Ballard walks off dog movie

For years the once-great Carroll Ballard (The Black Stallion, Duma, Never Cry Wolf) has been tagged as the go-to guy when you’re making a spiritual-poetic animal movie, so it was no surprise when he was hired to direct Hachiko: A Dog’s Story, a feature that will star and be produced by Richard Gere. Also produced by Vicki Shigekuni Wong, it’s based on a true-life Japanese legend about of a college professor’s bond with the abandoned dog he takes into his home.

The problem is that Ballard wound up butting heads with Gere and, according to a trusted source, walked off the shoot last week just 21 days before the start of principal photography.

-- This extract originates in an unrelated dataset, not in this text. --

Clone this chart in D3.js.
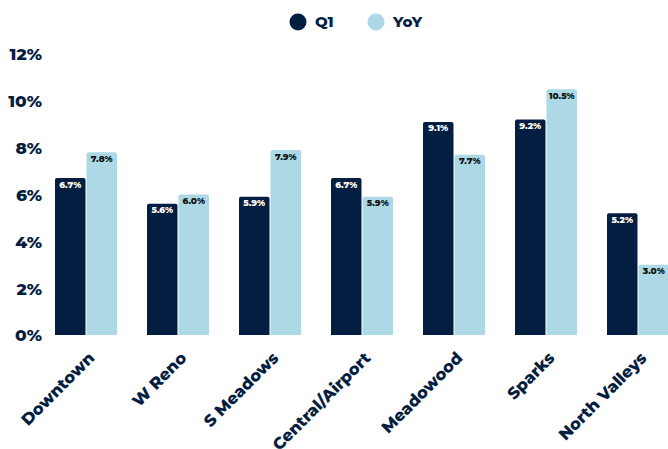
<!DOCTYPE html>
<html><head><meta charset="utf-8">
<script src="https://cdn.jsdelivr.net/npm/d3@7"></script>
<style>
body{margin:0;background:#fff;overflow:hidden}
text{font-family:Montserrat,Inter,"Open Sans",sans-serif}
</style></head>
<body><svg id="c" width="668" height="449"></svg>
<script>
const categories=["Downtown","W Reno","S Meadows","Central/Airport","Meadowood","Sparks","North Valleys"];
const q1=[6.7,5.6,5.9,6.7,9.1,9.2,5.2];
const yoy=[7.8,6.0,7.9,5.9,7.7,10.5,3.0];
const seriesNames=["Q1","YoY"];
const yTicks=[0,2,4,6,8,10,12];
const navy="#041E42", light="#ADD8E6";

const svg=d3.select("#c");
const y=d3.scaleLinear().domain([0,12]).range([335,54]);
const x=d3.scaleBand().domain(categories).range([40,684]).paddingInner(30/92).paddingOuter(15/92);
const xs=d3.scaleBand().domain(seriesNames).range([0,x.bandwidth()]).paddingInner(2/62);

// y axis
const ya=svg.append("g").attr("transform","translate(42,0)")
  .call(d3.axisLeft(y).tickValues(yTicks).tickFormat(d=>d+"%").tickSize(0).tickPadding(0));
ya.select(".domain").remove();
ya.selectAll("text").attr("font-size",17).attr("font-weight",800).attr("fill",navy).attr("dy","0.35em");

// bars
const data=categories.map((c,i)=>({c,vals:[{s:"Q1",v:q1[i]},{s:"YoY",v:yoy[i]}]}));
const g=svg.append("g").selectAll("g").data(data).join("g").attr("transform",d=>`translate(${x(d.c)},0)`);
function barPath(x0,w,top,bot,r){
  return `M${x0},${bot}V${top+r}Q${x0},${top} ${x0+r},${top}H${x0+w-r}Q${x0+w},${top} ${x0+w},${top+r}V${bot}Z`;
}
g.selectAll("path").data(d=>d.vals).join("path")
  .attr("d",d=>barPath(xs(d.s),xs.bandwidth(),y(d.v),y(0),2))
  .attr("fill",d=>d.s==="Q1"?navy:light);
g.selectAll("text.v").data(d=>d.vals).join("text").attr("class","v")
  .attr("x",d=>xs(d.s)+xs.bandwidth()/2).attr("y",d=>y(d.v)+9.5)
  .attr("text-anchor","middle").attr("font-size",9).attr("font-weight",800)
  .attr("fill",d=>d.s==="Q1"?"#fff":"#111")
  .text(d=>d.v.toFixed(1)+"%");

// x labels
svg.append("g").selectAll("text").data(categories).join("text")
  .attr("transform",d=>`translate(${x(d)+x.bandwidth()/2+1.5},351) rotate(-45)`)
  .attr("text-anchor","end").attr("font-size",16.3).attr("font-weight",800).attr("fill",navy)
  .attr("dy","0.7em").text(d=>d);

// legend
const lg=svg.append("g");
const lx=[298,376];
seriesNames.forEach((s,i)=>{
  lg.append("circle").attr("cx",lx[i]).attr("cy",22).attr("r",8.5).attr("fill",i?light:navy);
  lg.append("text").attr("x",lx[i]+17).attr("y",22).attr("dy","0.35em").attr("font-size",15)
    .attr("font-weight",800).attr("fill",navy).text(s);
});
</script></body></html>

The informer says it was “apparently due to creative differences with Gere over the film’s ending.” People on the production have told him that Ballard “was acting strange and cantankerous,” and that the producers are scrambling right now to find someone to come in and take over “while the production team sits up in Rhode Island twiddling their thumbs.”

The source has read Stephen Lindsey‘s script and calls it “good, but it needs a strong sensitivity that won’t come easily with a director just dropping in at the last minute. “

Yemen volcano

I can’t remember the last time I saw a fiery volcano explode in a film, but we know we won’t be seeing one from Roman Polanski any time soon with the plug recently pulled on his Pompeii movie. But look at this — a real-life volcano blowing fire and fury just hours ago about 130 kilometers off the coast of Yemen. I can only hope for a YouTube video down the road. It looks like the fire-breathing monster effect in the trailer for J.J. Abrams’ Cloverfield.


A better-than-ILM display of fire, lava and massive ash clouds following an actual volcano eruption on a Red Sea island off the coast of Yemen, in this photo taken from the deck of the Canadian frigate HMCS Toronto.

The story was filed this morning by the Toronto Star.

Smoking under fire

Every time I read a story about certain political forces wanting smoking in Hollywood movies to be restricted or stopped, which is the topic of this Michael Cieply story in the 9.30 N.Y. Times, I have the same reaction. Europeans, people under heavy stress, 20-something clubgoers and low-rent rubes often smoke cigarettes, and as offensive as this habit can seem to ex-smokers like myself it’s absurd to say that filmmakers shouldn’t show people sucking smoke into their lungs when it’s appropriate for the story or theme they’re trying to convey.

And yet it wouldn’t be bad to see less movie-smoking as a general rule. Actors would be forced to do lean on some other tic or mannerism — it would push them to be more creative.

“Valkyrie” for sure

I was reading Jennifer Pearson‘s Tomkat cover story (“Tom and Katie’s Big Blow-up!”) in the latest Star in the checkout line at Gelson’s last night, and was startled to read that Valkyrie, Bryan Singer and Tom Cruise‘s still-shooting WWII thriller, is now being called Rubicon. That’s dead wrong, I found out. I just want to clarify that in case anyone else reads this Star story over the next three or four days and goes “whoa” when they read this.

I called Pearson and her Florida-based editor, Larry Brown, to see what the source was, but Brown dummied up and Pearson said the Rubicon title was inserted into the story by a news editor in the Star‘s Manhattan editorial offices. MGM publicist Dennis Rice wasn’t in (he’s in Berlin) but Allan Mayer of 42 West, who represents MGM and/or Valkyrie, said the Star “got it wrong,” that the film’s title is definitely Valkyrie and that Rubicon is an old boilerplate title that was never officially used.

Daniel Day Lewis’s voice

As this trailer proves, the voice that Daniel Day Lewis uses in There Will Be Blood (Paramount Vantage, 12.26) doesn’t resemble his Gangs of New York/ “Bill the Butcher” voice in the least. Anyone who says this has no ear. It’s actually a blend of two voices — the late John Huston‘s and ThinkFilm honcho Mark Urman‘s. Huston + Urman + a little raspiness + a measured, conniving quality.

Maher, Hilary, Rudy

This out-of-synch Bill Maher riff about Hilary vs. Rudy on Larry King Live was taped six weeks ago, but the situation hasn’t changed. Knowing deep down that Maher is almost certainly right is enough to give anyone indigestion. Obama vs. Thompson would have been an interesting race, but Hilary vs. Rudy is going to be the smelliest campaign in human history. I can’t believe it’s come down to this. It’s so dispiriting…God.